4. A constituição de uma equipe gestora dotada de expertise em reestruturação empresarial, com comprovada experiência em gestão de crises e capacidade de implementação de medidas de turnaround, habilidades essenciais para navegar o complexo cenário econômico atual.
5. O acompanhamento rigoroso da execução do plano de recuperação, com a aferição constante dos indicadores de desempenho e a realização tempestiva dos ajustes que se fizerem necessários, aspecto fundamental para o sucesso do processo em um ambiente de rápidas e intensas mudanças econômicas.
O instituto da recuperação judicial, nos moldes delineados pelo legislador pátrio, apresenta-se como um instrumento de singular importância para a preservação da atividade empresarial em momentos de crise aguda, como evidenciado pelo aumento sem precedentes na sua demanda. A observância das melhores práticas de gestão, aliada à identificação do momento propício para a reestruturação e à manutenção de uma governança corporativa sólida, configuram-se como elementos basilares para o sucesso do procedimento recuperacional.
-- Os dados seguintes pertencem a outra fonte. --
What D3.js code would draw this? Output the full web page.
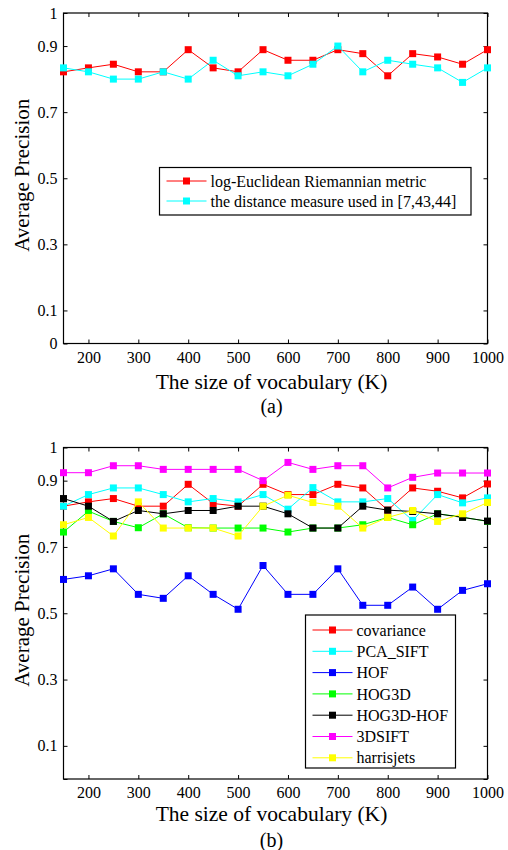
<!DOCTYPE html>
<html>
<head>
<meta charset="utf-8">
<script src="https://cdn.jsdelivr.net/npm/d3@7"></script>
<style>
  html, body { margin: 0; padding: 0; background: #fff; }
  svg { display: block; font-family: "Liberation Serif", "Times New Roman", serif; }
</style>
</head>
<body>
<svg id="chart" width="508" height="850"></svg>
<script>
// Vocabulary sizes (K) shared by both panels
const vocab = [150, 200, 250, 300, 350, 400, 450, 500, 550, 600, 650, 700, 750, 800, 850, 900, 950, 1000];
const xTicks = [200, 300, 400, 500, 600, 700, 800, 900, 1000];
const yTicksA = [0, 0.1, 0.3, 0.5, 0.7, 0.9, 1];
const yTicksB = [0.1, 0.3, 0.5, 0.7, 0.9, 1];
const yTickMarks = [0, 0.1, 0.3, 0.5, 0.7, 0.9, 1];

// Panel (a)
const namesA = ["log-Euclidean Riemannian metric", "the distance measure used in [7,43,44]"];
const colorsA = ["#ff0000", "#00ffff"];
const logEuclidean = [0.822, 0.834, 0.845, 0.822, 0.822, 0.889, 0.834, 0.822, 0.889, 0.857, 0.857, 0.889, 0.877, 0.810, 0.877, 0.867, 0.845, 0.889];
const distanceMeasure = [0.834, 0.822, 0.800, 0.800, 0.822, 0.800, 0.857, 0.810, 0.822, 0.810, 0.845, 0.900, 0.822, 0.857, 0.845, 0.834, 0.790, 0.834];

// Panel (b)
const namesB = ["covariance", "PCA_SIFT", "HOF", "HOG3D", "HOG3D-HOF", "3DSIFT", "harrisjets"];
const colorsB = ["#ff0000", "#00ffff", "#0000ff", "#00ff00", "#000000", "#ff00ff", "#ffff00"];
const covariance = [0.823, 0.836, 0.846, 0.823, 0.823, 0.889, 0.831, 0.823, 0.889, 0.858, 0.858, 0.889, 0.878, 0.811, 0.878, 0.868, 0.848, 0.890];
const pcaSift    = [0.823, 0.858, 0.878, 0.878, 0.858, 0.836, 0.846, 0.836, 0.858, 0.814, 0.879, 0.836, 0.836, 0.846, 0.780, 0.858, 0.833, 0.848];
const hof        = [0.602, 0.613, 0.634, 0.557, 0.545, 0.613, 0.557, 0.512, 0.644, 0.557, 0.557, 0.634, 0.524, 0.524, 0.579, 0.512, 0.569, 0.589];
const hog3d      = [0.745, 0.808, 0.777, 0.758, 0.800, 0.758, 0.757, 0.757, 0.757, 0.745, 0.757, 0.757, 0.767, 0.789, 0.767, 0.800, 0.790, 0.777];
const hog3dHof   = [0.846, 0.823, 0.777, 0.810, 0.800, 0.810, 0.810, 0.823, 0.823, 0.800, 0.757, 0.757, 0.823, 0.811, 0.807, 0.800, 0.789, 0.778];
const sift3d     = [0.924, 0.924, 0.945, 0.945, 0.934, 0.934, 0.934, 0.934, 0.900, 0.955, 0.934, 0.945, 0.945, 0.878, 0.910, 0.923, 0.923, 0.923];
const harrisjets = [0.767, 0.789, 0.733, 0.836, 0.757, 0.757, 0.757, 0.733, 0.823, 0.856, 0.834, 0.823, 0.757, 0.789, 0.810, 0.777, 0.800, 0.834];

const svg = d3.select("#chart");

function drawPanel(cfg) {
  const x = d3.scaleLinear().domain([150, 1000]).range([63.5, 487.5]);
  const y = d3.scaleLinear().domain([0, 1]).range([cfg.bottom, cfg.top]);
  const g = svg.append("g");

  // frame
  g.append("rect")
    .attr("x", x(150)).attr("y", y(1))
    .attr("width", x(1000) - x(150)).attr("height", y(0) - y(1))
    .attr("fill", "none").attr("stroke", "#000").attr("stroke-width", 1.2);

  // axes with inward ticks
  const tick = 4;
  const xb = g.append("g").attr("transform", `translate(0,${y(0)})`)
    .call(d3.axisBottom(x).tickValues(xTicks).tickSize(0).tickPadding(8).tickFormat(d3.format("d")));
  const xt = g.append("g").attr("transform", `translate(0,${y(0)})`)
    .call(d3.axisTop(x).tickValues(xTicks).tickSize(tick).tickFormat(""));
  const xtop = g.append("g").attr("transform", `translate(0,${y(1)})`)
    .call(d3.axisBottom(x).tickValues(xTicks).tickSize(tick).tickFormat(""));
  const yl = g.append("g").attr("transform", `translate(${x(150)},0)`)
    .call(d3.axisLeft(y).tickValues(cfg.yLabels).tickSize(0).tickPadding(6).tickFormat(d => d === 0 || d === 1 ? String(d) : d3.format(".1f")(d)));
  const ylt = g.append("g").attr("transform", `translate(${x(150)},0)`)
    .call(d3.axisRight(y).tickValues(yTickMarks).tickSize(tick).tickFormat(""));
  const yr = g.append("g").attr("transform", `translate(${x(1000)},0)`)
    .call(d3.axisLeft(y).tickValues(yTickMarks).tickSize(tick).tickFormat(""));
  [xb, xt, xtop, yl, ylt, yr].forEach(a => {
    a.select(".domain").remove();
    a.selectAll("line").attr("stroke", "#000");
    a.selectAll("text").attr("font-family", "Liberation Serif").attr("font-size", 16).attr("fill", "#000");
  });

  // series
  const line = d3.line().x((d, i) => x(vocab[i])).y(d => y(d));
  cfg.series.forEach((s, k) => {
    g.append("path").datum(s).attr("d", line)
      .attr("fill", "none").attr("stroke", cfg.colors[k]).attr("stroke-width", 1);
    g.selectAll(null).data(s).enter().append("rect")
      .attr("x", (d, i) => x(vocab[i]) - 3.5).attr("y", d => y(d) - 3.5)
      .attr("width", 7).attr("height", 7).attr("fill", cfg.colors[k]);
  });

  // axis titles
  g.append("text").attr("x", (x(150) + x(1000)) / 2 - 4).attr("y", cfg.xTitleY)
    .attr("text-anchor", "middle").attr("font-size", 21.5).text("The size of vocabulary (K)");
  g.append("text").attr("transform", `translate(29,${(y(0) + y(1)) / 2 - 3}) rotate(-90)`)
    .attr("text-anchor", "middle").attr("font-size", 21).text("Average Precision");
  g.append("text").attr("x", (x(150) + x(1000)) / 2 - 4).attr("y", cfg.capY)
    .attr("text-anchor", "middle").attr("font-size", 20).text(cfg.caption);

  // legend
  const L = cfg.legend;
  g.append("rect").attr("x", L.x).attr("y", L.y).attr("width", L.w).attr("height", L.h)
    .attr("fill", "#fff").attr("stroke", "#000").attr("stroke-width", 1.2);
  cfg.names.forEach((n, k) => {
    const cy = L.y + L.first + k * L.step;
    g.append("line").attr("x1", L.x + 7).attr("x2", L.x + 47).attr("y1", cy).attr("y2", cy)
      .attr("stroke", cfg.colors[k]).attr("stroke-width", 1);
    g.append("rect").attr("x", L.x + 27 - 3.5).attr("y", cy - 3.5).attr("width", 7).attr("height", 7)
      .attr("fill", cfg.colors[k]);
    g.append("text").attr("x", L.x + 51).attr("y", cy).attr("dy", "0.35em")
      .attr("font-size", 16).text(n);
  });
}

drawPanel({
  top: 13, bottom: 343.5, yLabels: yTicksA,
  series: [logEuclidean, distanceMeasure], colors: colorsA, names: namesA,
  xTitleY: 389, capY: 413, caption: "(a)",
  legend: { x: 159.5, y: 167.5, w: 311.5, h: 47.5, first: 13.5, step: 20 }
});

drawPanel({
  top: 447.5, bottom: 779, yLabels: yTicksB,
  series: [covariance, pcaSift, hof, hog3d, hog3dHof, sift3d, harrisjets], colors: colorsB, names: namesB,
  xTitleY: 821, capY: 847, caption: "(b)",
  legend: { x: 305.5, y: 615, w: 150, h: 153, first: 15, step: 21.3 }
});
</script>
</body>
</html>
Em última análise, a recuperação judicial bem-sucedida não apenas propicia a preservação da empresa em dificuldades, mas também produz externalidades positivas que se espraiam por toda a cadeia produtiva, beneficiando colaboradores, fornecedores, consumidores e, em última instância, a própria economia nacional. O aumento histórico nos pedidos de recuperação judicial observado no primeiro semestre de 2024 ressalta, de forma inequívoca, a importância deste mecanismo como ferramenta de política econômica e jurídica.
Ao adotar uma abordagem proativa e estratégica no enfrentamento da crise, as empresas podem não apenas superar as adversidades conjunturais, mas emergir do processo recuperacional com uma estrutura mais robusta e resiliente, aptas a trilhar uma trajetória de crescimento sustentável no cenário econômico pátrio. Este processo, ainda que desafiador, contribui para a estabilidade e o desenvolvimento econômico do país, especialmente em um momento em que o número de empresas buscando este recurso atinge patamares sem precedentes.